The green roof I built is on the "green box" drop container that holds the tools for the Courthouse Garden (CHG). So I've spent a lot of time and effort at this site.
It was a truly inspiring endeavor and I'm so grateful to have been a part of it. Working side by side guys who were coming out of the federal corrections system really opened my eyes to how a landscape or garden can heal a person and how as landscape architects it is our honor and obligation to work for the greater good of humanity and society.
I was lucky enough to be in the inaugural class. The garden itself is located on the old Agri-pac site in Eugene, Oregon. The site sat empty for years after the packing plant closed, leaving an empty, derelict lot next to the brand new Federal Courthouse.

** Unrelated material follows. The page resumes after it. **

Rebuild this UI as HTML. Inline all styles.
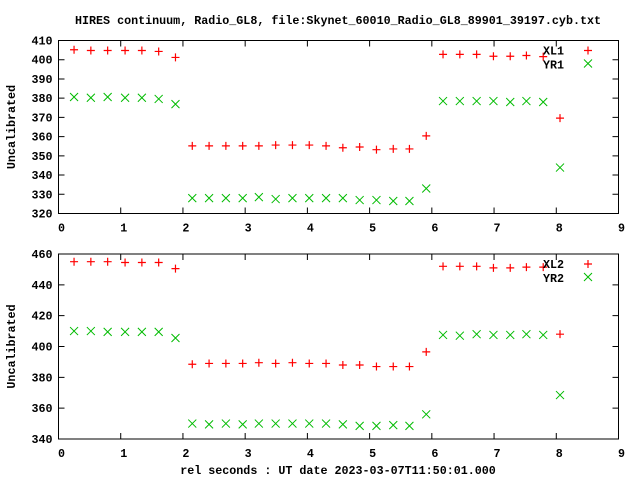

It was a lot of hard and dirty work. We literally built the garden beds up from a compacted gravel and/or concrete base. We laid out the locations of the planting beds, carried in several tons of soil, compost and leave mold by hand, in wheelbarrows. We installed irrigation, trellises, bean "tunnels" and even a stacked "stone" wall made out of the concrete debris on the site. We, the UO students designed, planted, weeded along side 10 guys from Judge Aiken's re-entry court. These are the people in the video above.
On weekends, Stephen and I would frequently volunteer at the CHG. I frequently brought my kids to the garden to work also. I wanted them to know about the importance of what we were doing. I wanted them to understand certain very subtle things about how we as a society treat people who have been in the correctional system, and, why the standard is just plain wrong.
After watching it again, I'm positively aching to get back out there and see how all the guys are doing.